Authorisation Number: 1051902330308

Date of advice: 11 November 2021

Ruling

Subject: CGT - small business concessions

Question 1

Will the property satisfy the active asset test under section 152-35 of the Income Taxation Assessment Act 1997 (ITAA 1997)?

Answer

Yes.

Question 2

Will the Commissioner exercise the discretion under subsection 152-80(3) of the ITAA 1997to extend the two year period to XX July 20XX?

Answer

Yes.

This ruling applies for the following period:

Year ending 30 June 20XX

The scheme commences on:

XX April 20XX

Relevant facts and circumstances

The deceased (the deceased) died on XX xxx 20XX.

The deceased left a Will dated X XXX 19XX.

Probate was granted to the Executors on XX xxx 20XX.

The deceased had children from two separate marriages and named two children, one from each marriage as the Executors of the estate.

XXX (the property) was acquired by the deceased's late spouse prior to 20 September 1985.

The deceased and the late spouse operated a business in partnership on the property from 20XX until the spouse passed away on XX XXX 20XX.

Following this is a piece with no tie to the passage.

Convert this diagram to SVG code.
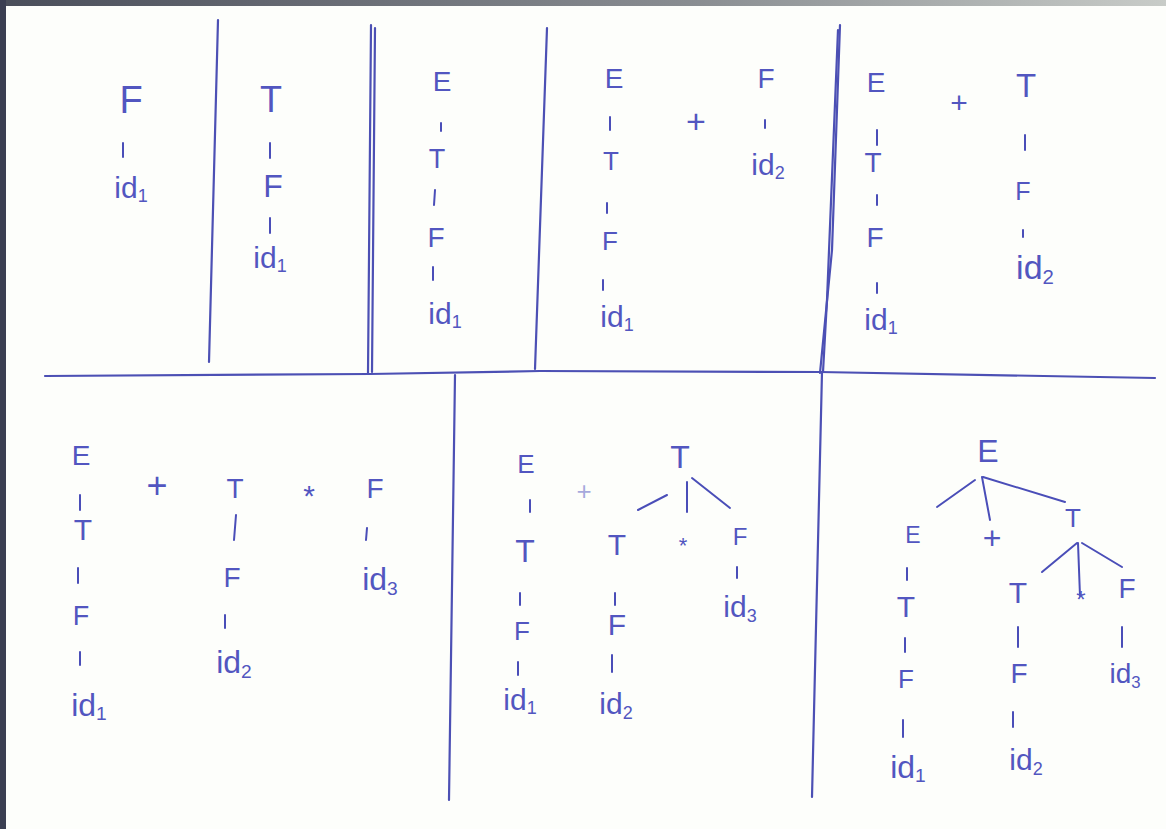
<svg xmlns="http://www.w3.org/2000/svg" width="1166" height="829" viewBox="0 0 1166 829">
<defs>
<linearGradient id="topEdge" x1="0" y1="0" x2="1" y2="0">
<stop offset="0" stop-color="#4a4e5a"/>
<stop offset="0.6" stop-color="#8a8e92"/>
<stop offset="1" stop-color="#c8ccc8"/>
</linearGradient>
<style>
.t{font-family:"Liberation Sans",Arial,sans-serif;fill:#5256c0;text-anchor:middle}
.l{stroke:#4a4eb8;stroke-width:2;fill:none;stroke-linecap:round;stroke-linejoin:round}
.d{stroke:#4c50b4;stroke-width:2.2;fill:none;stroke-linecap:round;stroke-linejoin:round}
.s{font-size:60%}
</style>
</defs>
<rect x="0" y="0" width="1166" height="829" fill="#fdfefb"/>
<rect x="0" y="0" width="1166" height="6" fill="url(#topEdge)"/>
<rect x="0" y="0" width="6" height="829" fill="#3b3f52"/>

<g id="dividers">
<path class="d" d="M218,20 L209,362"/>
<path class="d" d="M371,25 L368,373"/>
<path class="d" d="M375,28 L372,372"/>
<path class="d" d="M547,28 L535,369"/>
<path class="d" d="M840,25 L832,250 L820,373"/>
<path class="d" d="M838,30 L827,300 L823,372"/>
<path class="d" d="M45,376 L370,374 L540,371 L820,372 L1155,378"/>
<path class="d" d="M455,375 L449,800"/>
<path class="d" d="M822,372 L812,797"/>
</g>

<g id="connectors">
<path class="l" d="M123,143 L123,157"/>
<path class="l" d="M270,143 L270,158"/>
<path class="l" d="M270,218 L270,233"/>
<path class="l" d="M441,123 L441,131"/>
<path class="l" d="M435,190 L434,205"/>
<path class="l" d="M433,267 L433,280"/>
<path class="l" d="M610,117 L610,130"/>
<path class="l" d="M607,203 L607,213"/>
<path class="l" d="M603,280 L603,290"/>
<path class="l" d="M765,120 L765,128"/>
<path class="l" d="M877,130 L877,145"/>
<path class="l" d="M877,195 L877,205"/>
<path class="l" d="M877,283 L877,293"/>
<path class="l" d="M1025,135 L1025,150"/>
<path class="l" d="M1023,230 L1023,237"/>
<path class="l" d="M80,495 L80,510"/>
<path class="l" d="M78,568 L78,583"/>
<path class="l" d="M80,652 L80,665"/>
<path class="l" d="M236,515 L234,540"/>
<path class="l" d="M225,615 L225,628"/>
<path class="l" d="M367,528 L366,540"/>
<path class="l" d="M530,500 L530,512"/>
<path class="l" d="M520,593 L520,605"/>
<path class="l" d="M518,662 L518,675"/>
<path class="l" d="M667,495 L638,510"/>
<path class="l" d="M687,482 L687,512"/>
<path class="l" d="M692,478 L730,508"/>
<path class="l" d="M615,593 L615,605"/>
<path class="l" d="M612,655 L612,672"/>
<path class="l" d="M737,567 L737,578"/>
<path class="l" d="M975,480 L937,507"/>
<path class="l" d="M982,477 L990,520"/>
<path class="l" d="M983,477 L1065,502"/>
<path class="l" d="M907,568 L907,580"/>
<path class="l" d="M905,638 L905,652"/>
<path class="l" d="M903,720 L903,737"/>
<path class="l" d="M1077,543 L1042,572"/>
<path class="l" d="M1078,543 L1080,596"/>
<path class="l" d="M1082,543 L1122,567"/>
<path class="l" d="M1018,627 L1018,647"/>
<path class="l" d="M1013,712 L1013,727"/>
<path class="l" d="M1122,627 L1122,647"/>
</g>

<g id="nodes" font-size="28">
<g id="p1-F"><text class="t" x="131" y="113" font-size="38">F</text></g>
<g id="p1-id1"><text class="t" x="131" y="198" font-size="30">id<tspan class="s" dy="4">1</tspan></text></g>
<g id="p2-T"><text class="t" x="271" y="112" font-size="36">T</text></g>
<g id="p2-F"><text class="t" x="273" y="197" font-size="32">F</text></g>
<g id="p2-id1"><text class="t" x="270" y="268" font-size="30">id<tspan class="s" dy="4">1</tspan></text></g>
<g id="p3-E"><text class="t" x="442" y="91">E</text></g>
<g id="p3-T"><text class="t" x="437" y="168" font-size="27">T</text></g>
<g id="p3-F"><text class="t" x="436" y="247">F</text></g>
<g id="p3-id1"><text class="t" x="445" y="324" font-size="30">id<tspan class="s" dy="4">1</tspan></text></g>
<g id="p4-E"><text class="t" x="614" y="88">E</text></g>
<g id="p4-T"><text class="t" x="611" y="170" font-size="26">T</text></g>
<g id="p4-F"><text class="t" x="610" y="250" font-size="26">F</text></g>
<g id="p4-id1"><text class="t" x="617" y="327" font-size="30">id<tspan class="s" dy="4">1</tspan></text></g>
<g id="p4-plus"><text class="t" x="696" y="133" font-size="34">+</text></g>
<g id="p4-F2"><text class="t" x="766" y="88">F</text></g>
<g id="p4-id2"><text class="t" x="768" y="175" font-size="30">id<tspan class="s" dy="4">2</tspan></text></g>
<g id="p5-E"><text class="t" x="876" y="92">E</text></g>
<g id="p5-T"><text class="t" x="873" y="172">T</text></g>
<g id="p5-F"><text class="t" x="875" y="247">F</text></g>
<g id="p5-id1"><text class="t" x="881" y="330" font-size="30">id<tspan class="s" dy="4">1</tspan></text></g>
<g id="p5-plus"><text class="t" x="959" y="113" font-size="30">+</text></g>
<g id="p5-T2"><text class="t" x="1026" y="97" font-size="33">T</text></g>
<g id="p5-F2"><text class="t" x="1023" y="200" font-size="25">F</text></g>
<g id="p5-id2"><text class="t" x="1035" y="279" font-size="34">id<tspan class="s" dy="5">2</tspan></text></g>
<g id="p6-E"><text class="t" x="81" y="465">E</text></g>
<g id="p6-T"><text class="t" x="83" y="540" font-size="30">T</text></g>
<g id="p6-F"><text class="t" x="81" y="625" font-size="27">F</text></g>
<g id="p6-id1"><text class="t" x="89" y="716" font-size="32">id<tspan class="s" dy="4">1</tspan></text></g>
<g id="p6-plus"><text class="t" x="157" y="498" font-size="36">+</text></g>
<g id="p6-T2"><text class="t" x="235" y="498">T</text></g>
<g id="p6-F2"><text class="t" x="232" y="587">F</text></g>
<g id="p6-id2"><text class="t" x="234" y="673" font-size="32">id<tspan class="s" dy="5">2</tspan></text></g>
<g id="p6-star"><text class="t" x="309" y="506" font-size="30">*</text></g>
<g id="p6-F3"><text class="t" x="375" y="498">F</text></g>
<g id="p6-id3"><text class="t" x="380" y="590" font-size="32">id<tspan class="s" dy="5">3</tspan></text></g>
<g id="p7-E"><text class="t" x="526" y="473" font-size="26">E</text></g>
<g id="p7-T"><text class="t" x="525" y="562" font-size="32">T</text></g>
<g id="p7-F"><text class="t" x="522" y="640" font-size="26">F</text></g>
<g id="p7-id1"><text class="t" x="520" y="710" font-size="30">id<tspan class="s" dy="4">1</tspan></text></g>
<g id="p7-plus"><text class="t" x="584" y="500" font-size="26" opacity="0.5">+</text></g>
<g id="p7-Ttop"><text class="t" x="680" y="468" font-size="32">T</text></g>
<g id="p7-T2"><text class="t" x="617" y="555" font-size="30">T</text></g>
<g id="p7-F2"><text class="t" x="617" y="635" font-size="30">F</text></g>
<g id="p7-id2"><text class="t" x="616" y="714" font-size="30">id<tspan class="s" dy="5">2</tspan></text></g>
<g id="p7-star"><text class="t" x="683" y="553" font-size="22">*</text></g>
<g id="p7-F3"><text class="t" x="740" y="545" font-size="24">F</text></g>
<g id="p7-id3"><text class="t" x="740" y="617" font-size="30">id<tspan class="s" dy="5">3</tspan></text></g>
<g id="p8-Etop"><text class="t" x="988" y="462" font-size="32">E</text></g>
<g id="p8-E"><text class="t" x="913" y="543" font-size="23">E</text></g>
<g id="p8-T"><text class="t" x="906" y="617" font-size="30">T</text></g>
<g id="p8-F"><text class="t" x="906" y="688" font-size="26">F</text></g>
<g id="p8-id1"><text class="t" x="908" y="778" font-size="32">id<tspan class="s" dy="4">1</tspan></text></g>
<g id="p8-plus"><text class="t" x="992" y="549" font-size="32">+</text></g>
<g id="p8-Tmid"><text class="t" x="1073" y="527" font-size="26">T</text></g>
<g id="p8-T2"><text class="t" x="1018" y="603" font-size="30">T</text></g>
<g id="p8-F2"><text class="t" x="1019" y="683">F</text></g>
<g id="p8-id2"><text class="t" x="1026" y="770" font-size="30">id<tspan class="s" dy="5">2</tspan></text></g>
<g id="p8-star"><text class="t" x="1081" y="608" font-size="24">*</text></g>
<g id="p8-F3"><text class="t" x="1127" y="598">F</text></g>
<g id="p8-id3"><text class="t" x="1125" y="683" font-size="28">id<tspan class="s" dy="5">3</tspan></text></g>
</g>
</svg>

The deceased acquired the property upon the death of their late spouse and continued to operate the business on the property as a sole trader until Xxx 20XX.

In 20XX and 20XX years, the business had reduced income due to external circumstances.

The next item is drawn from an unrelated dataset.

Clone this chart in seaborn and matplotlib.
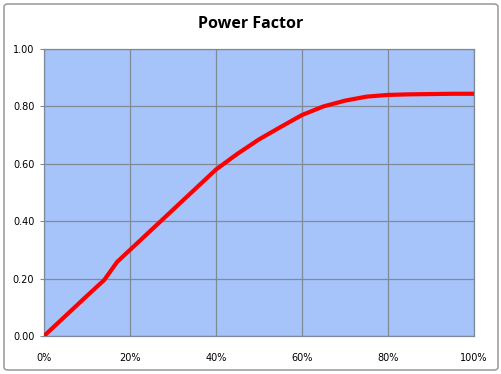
import numpy as np
import pandas as pd
import matplotlib
matplotlib.use("Agg")
import matplotlib.pyplot as plt
import seaborn as sns
from matplotlib.patches import FancyBboxPatch

# load fraction vs power factor
load = [0.00, 0.05, 0.10, 0.14, 0.17, 0.20, 0.25, 0.30, 0.35, 0.40, 0.45, 0.50,
        0.55, 0.60, 0.65, 0.70, 0.75, 0.80, 0.85, 0.90, 0.95, 1.00]
power_factor = [0.000, 0.070, 0.140, 0.195, 0.258, 0.300, 0.370, 0.440, 0.510, 0.580, 0.635, 0.685,
                0.728, 0.770, 0.800, 0.820, 0.834, 0.840, 0.842, 0.843, 0.844, 0.844]
x_ticks = [0.0, 0.2, 0.4, 0.6, 0.8, 1.0]
x_labels = ["0%", "20%", "40%", "60%", "80%", "100%"]
y_ticks = [0.0, 0.2, 0.4, 0.6, 0.8, 1.0]

df = pd.DataFrame({"load": load, "pf": power_factor})

sns.set_style("white")
fig = plt.figure(figsize=(5.02, 3.74), dpi=100)
ax = fig.add_axes([44 / 502, 1 - 336 / 374, 430 / 502, 287 / 374])
ax.set_facecolor("#a6c4fa")

sns.lineplot(data=df, x="load", y="pf", ax=ax, color="#ff0000", linewidth=3,
             solid_capstyle="butt", zorder=3)

ax.set_xlim(0, 1)
ax.set_ylim(0, 1)
ax.set_xticks(x_ticks)
ax.set_xticklabels(x_labels)
ax.set_yticks(y_ticks)
ax.set_yticklabels([f"{v:.2f}" for v in y_ticks])
ax.grid(True, color="#7f8a99", linewidth=0.9)
ax.set_axisbelow(True)
ax.tick_params(axis="both", labelsize=7, colors="#000000", length=3, width=0.8,
               color="#7f8a99")
ax.tick_params(axis="x", pad=12, length=0)
ax.tick_params(axis="y", pad=4, direction="out", left=True)
for sp in ax.spines.values():
    sp.set_color("#7f8a99")
    sp.set_linewidth(0.9)
ax.set_xlabel("")
ax.set_ylabel("")

fig.text(0.5, 1 - 24 / 374, "Power Factor", ha="center", va="center", color="black",
         fontsize=11.5, fontweight="bold", family=["Open Sans", "DejaVu Sans"])

# outer chart border
border = FancyBboxPatch((4 / 502, 4 / 374), 494 / 502, 366 / 374,
                        boxstyle="round,pad=0,rounding_size=0.008",
                        transform=fig.transFigure, fill=False,
                        edgecolor="#a0a0a0", linewidth=1.2)
fig.patches.append(border)

fig.savefig("out.png", dpi=100)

Due to the deceased's decline in health, the deceased made a verbal agreement with their relative, GN, allowing GN to lease the property temporarily, initially for a X year term, with the option to extend the lease on a yearly basis.

The deceased died within the first year of the agreement and the executors agreed to allow the GN to continue operate their business on the property until the executors had finalised the estate.

After a lengthy disagreement between the beneficiaries, which lead to one of the Executors engaging legal representation, a resolution was reached and the decision to sell the property was made.

The property was sold on XX Xxx 20XX.

Relevant legislative provisions

Income Taxation Assessment Act 1997 section 152-35

Income Taxation Assessment Act 1997 section 152-40

Income Taxation Assessment Act 1997 section 152-80

Reasons for decision

Question 1

Active Asset Test

Section 152-35(1) of the ITAA 1997 states that a CGT asset satisfies the active asset test if:

•         you have owned the asset for 15 years or less and the asset was an active asset of yours for a total of at least half of the period owned; or

•         you have owned the asset for more than 15 years and the asset was an active asset of yours for a total of at least 7.5 years.

Section 152-40(1) of the ITAA 1997 provides the meaning of an active asset to be when you own the asset and it is used or held ready for use in a business that is carried on by you, your affiliate, or another connected entity.

Application to your circumstances

The deceased acquired the property from the late spouse upon their death on XX XXX 20XX. The deceased continued to use the property as a sole trader in their business from acquisition until April 20XX. Therefore, as the property was held for less than 15 years and was an active asset of the deceased's for more than half of that period, the property satisfies the active asset test under section 152-40 of the ITAA 1997.

Question 2

Subsection 152-80(3) of the ITAA 1997 allows the Commissioner to grant an extension of time to extend the two year period for the CGT event to occur. After considering your circumstances including the delay in Probate being granted and the lengthy disagreement between the executors and beneficiaries, the Commissioner will allow an extension of time for the disposal of the property to XX July 20XX.